Buzz Aldrin has been an outspoken proponent of colonizing Mars for many years, and indeed he has numerous books out about his ideas. But the Apollo 11 astronaut, and second man on the Moon, has now gone on record again to reveal he has a new plan to colonize Mars, and wants humans to be living there by 2039 – the 70th anniversary of Apollo 11.
Aldrin is working with the Florida Institute of Technology (FIT) to develop what he calls “a master plan” to colonize Mars in just 25 years. He was speaking yesterday at a signing ceremony to establish the Buzz Aldrin Space Institute at FIT in Melbourne, Florida, this fall.
Aldrin’s proposal is called Cycling Pathways to Occupy Mars. It involves using the Moon, asteroids and the Martian moon Phobos as stepping stones to getting to the surface. He envisages that crews would rotate between Mars and Earth every 10 years. But he stressed that it wouldn’t be “one-way trips;” rather, people would be able to come and go.
“The Pilgrims on the Mayflower came here [the U.S.] to live and stay,” he said, reported the Associated Press. “They didn’t wait around Plymouth Rock for the return trip, and neither will people building up a population and a settlement" on Mars.
Will this be a reality in 25 years? NASA.

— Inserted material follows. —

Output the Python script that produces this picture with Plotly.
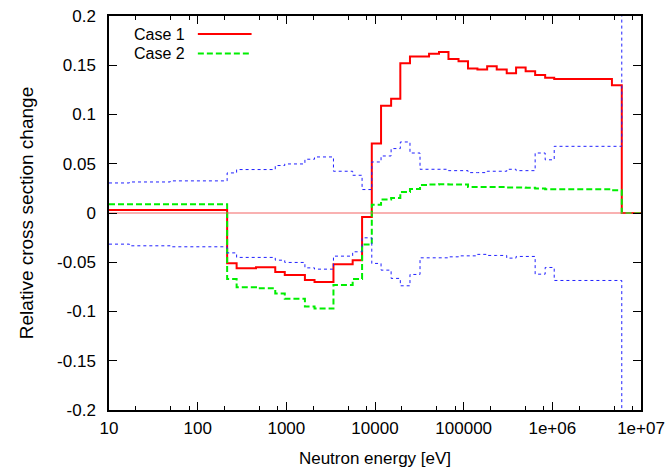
import plotly.graph_objects as go

# Group boundaries in eV (35 groups, 10 eV to 10 MeV)
energy_edges = [10, 17, 49, 215, 275, 455, 750, 960, 1620, 2080, 3400, 5600,
                7150, 9200, 11700, 15200, 19300, 24800, 32200, 40700, 52700,
                67400, 87500, 112000, 143000, 184000, 236000, 306000, 390000,
                500000, 640000, 830000, 1.05e6, 4.7e6, 6.07e6, 1e7]

# Relative change per group
case1 = [0.003, 0.003, 0.003, -0.051, -0.056, -0.055, -0.060, -0.063, -0.068,
         -0.070, -0.052, -0.048, -0.004, 0.0705, 0.109, 0.116, 0.152, 0.159,
         0.159, 0.1617, 0.1634, 0.1563, 0.154, 0.1468, 0.1458, 0.1489, 0.1458,
         0.1418, 0.1478, 0.1438, 0.140, 0.1374, 0.136, 0.1296, 0.0]

case2 = [0.009, 0.009, 0.009, -0.067, -0.0755, -0.0765, -0.0817, -0.087,
         -0.095, -0.097, -0.073, -0.067, -0.032, 0.0085, 0.0137, 0.0153,
         0.0214, 0.0244, 0.0285, 0.029, 0.0292, 0.029, 0.0289, 0.0265, 0.0265,
         0.0265, 0.0265, 0.026, 0.026, 0.0256, 0.0248, 0.0241, 0.0241, 0.023,
         0.0]

# Uncertainty band (upper / lower)
unc_upper = [0.0305, 0.0315, 0.0326, 0.0407, 0.0441, 0.0441, 0.0482, 0.0498,
             0.0546, 0.0569, 0.0424, 0.0383, 0.0238, 0.0518, 0.0579, 0.0654,
             0.0721, 0.0609, 0.0444, 0.0444, 0.0444, 0.043, 0.043, 0.041,
             0.041, 0.0424, 0.0424, 0.0444, 0.043, 0.043, 0.0609, 0.054,
             0.0677, 0.0677, 1.0]

unc_lower = [-0.0316, -0.0333, -0.0343, -0.0405, -0.0451, -0.0451, -0.0479,
             -0.0502, -0.0557, -0.057, -0.0438, -0.0394, -0.0252, -0.0512,
             -0.058, -0.0664, -0.0739, -0.0624, -0.0455, -0.0455, -0.0455,
             -0.0445, -0.0435, -0.0435, -0.042, -0.0431, -0.0431, -0.0458,
             -0.0441, -0.0441, -0.0621, -0.0553, -0.0685, -0.0685, -1.0]

x_tick_vals = [10, 100, 1000, 10000, 100000, 1e6, 1e7]
x_tick_text = ["10", "100", "1000", "10000", "100000", "1e+06", "1e+07"]
x_minor_vals = [m * 10 ** d for d in range(1, 7) for m in (2, 5, 8)]
y_tick_vals = [-0.2, -0.15, -0.1, -0.05, 0, 0.05, 0.1, 0.15, 0.2]
y_tick_text = ["-0.2", "-0.15", "-0.1", "-0.05", "0", "0.05", "0.1", "0.15", "0.2"]

FONT = "Liberation Sans, Arial, sans-serif"


def steps(values):
    # histogram-style: one point per left edge, closing point at the last edge
    return energy_edges, list(values) + [values[-1]]


fig = go.Figure()

# zero reference line (on the overlay axis that carries the minor ticks)
fig.add_trace(go.Scatter(x=[energy_edges[0], energy_edges[-1]], y=[0, 0],
                         mode="lines", xaxis="x2", yaxis="y",
                         line=dict(color="rgba(240,80,80,0.6)", width=1.5),
                         showlegend=False, hoverinfo="skip"))

sx, sy = steps(case1)
fig.add_trace(go.Scatter(x=sx, y=sy, mode="lines", name="Case 1",
                         line=dict(color="#ff0000", width=2, shape="hv"),
                         showlegend=False))
sx, sy = steps(case2)
fig.add_trace(go.Scatter(x=sx, y=sy, mode="lines", name="Case 2",
                         line=dict(color="#00ee00", width=2, shape="hv",
                                   dash="6px,3px"),
                         showlegend=False))
for band in (unc_upper, unc_lower):
    sx, sy = steps(band)
    fig.add_trace(go.Scatter(x=sx, y=sy, mode="lines",
                             line=dict(color="#2020ff", width=1, shape="hv",
                                       dash="3px,3px"),
                             showlegend=False, hoverinfo="skip"))

axis_common = dict(showgrid=False, zeroline=False, showline=True,
                   linecolor="black", linewidth=1.5, ticks="inside",
                   tickcolor="black", tickwidth=1, mirror="ticks",
                   automargin=False)

fig.update_layout(
    width=668, height=468,
    margin=dict(l=109, r=27, t=16, b=58),
    paper_bgcolor="white", plot_bgcolor="white",
    font=dict(family=FONT, size=17, color="black"),
    xaxis=dict(type="log", range=[1, 7], tickvals=x_tick_vals,
               ticktext=x_tick_text, ticklen=8, ticklabelstandoff=2,
               title=dict(text="Neutron energy [eV]", standoff=17,
                          font=dict(size=17)),
               **axis_common),
    xaxis2=dict(type="log", range=[1, 7], overlaying="x", anchor="y",
                side="bottom", tickvals=x_minor_vals, ticklen=4,
                showticklabels=False, **axis_common),
    yaxis=dict(range=[-0.2, 0.2], tickvals=y_tick_vals, ticktext=y_tick_text,
               ticklen=8, ticklabelstandoff=8,
               title=dict(text="Relative cross section change", standoff=18,
                          font=dict(size=19)),
               **axis_common),
)

# key in the upper-left corner: label followed by a line sample
legend_rows = [("Case 1", "#ff0000", "solid", 0.954),
               ("Case 2", "#00ee00", "6px,3px", 0.905)]
for label, color, dash, ypos in legend_rows:
    fig.add_annotation(x=0.145, y=ypos, xref="paper", yref="paper",
                       text=label, showarrow=False, xanchor="right",
                       yanchor="middle", borderpad=0,
                       font=dict(size=16, family=FONT))
    fig.add_shape(type="line", xref="paper", yref="paper",
                  x0=0.167, x1=0.268, y0=ypos, y1=ypos,
                  line=dict(color=color, width=2, dash=dash))

fig.write_html("out.html")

On his website, Aldrin explains some more specifics of his plan. In 2026, he envisions that a crew on NASA’s Orion spacecraft could reach an asteroid, using an inflatable Bigelow Aerospace BA330 module as a habitat. This would be followed by bases on the near and far side of the moon, before missions to the Martian moon Phobos begin in the 2030s. Unmanned vehicles would then test landing procedures on Mars, before humans themselves touched down.
“One unique innovation of the mission architecture is to use 'cycler' spacecraft that would travel between Earth and Mars perpetually,” his website says. “The outbound cycler carries three landers with six crew members total.”
Of course, NASA themselves are working on a plan to get to Mars, which is not too dissimilar to Aldrin’s proposal; they plan to visit an asteroid next year, before beginning missions to Mars in the 2030s. However, Aldrin’s proposal includes a return to the Moon and missions to Phobos, things that are not on NASA’s agenda at the moment but are being considered.
Whether NASA would use Aldrin’s plan, which he is hoping for, is debatable. But there’s little doubt that missions to Mars are gathering pace. And, of course, we have Andy Weir’s movie The Martian to look forward to in October, which is a pretty accurate fictionalization of what future Mars missions might look like.
“Step by step – just as Mercury and Gemini made Apollo possible – we move deeper into space to land on Phobos, the inner moon of Mars, all in prelude to a mission to the Red Planet itself!” Aldrin added on his website.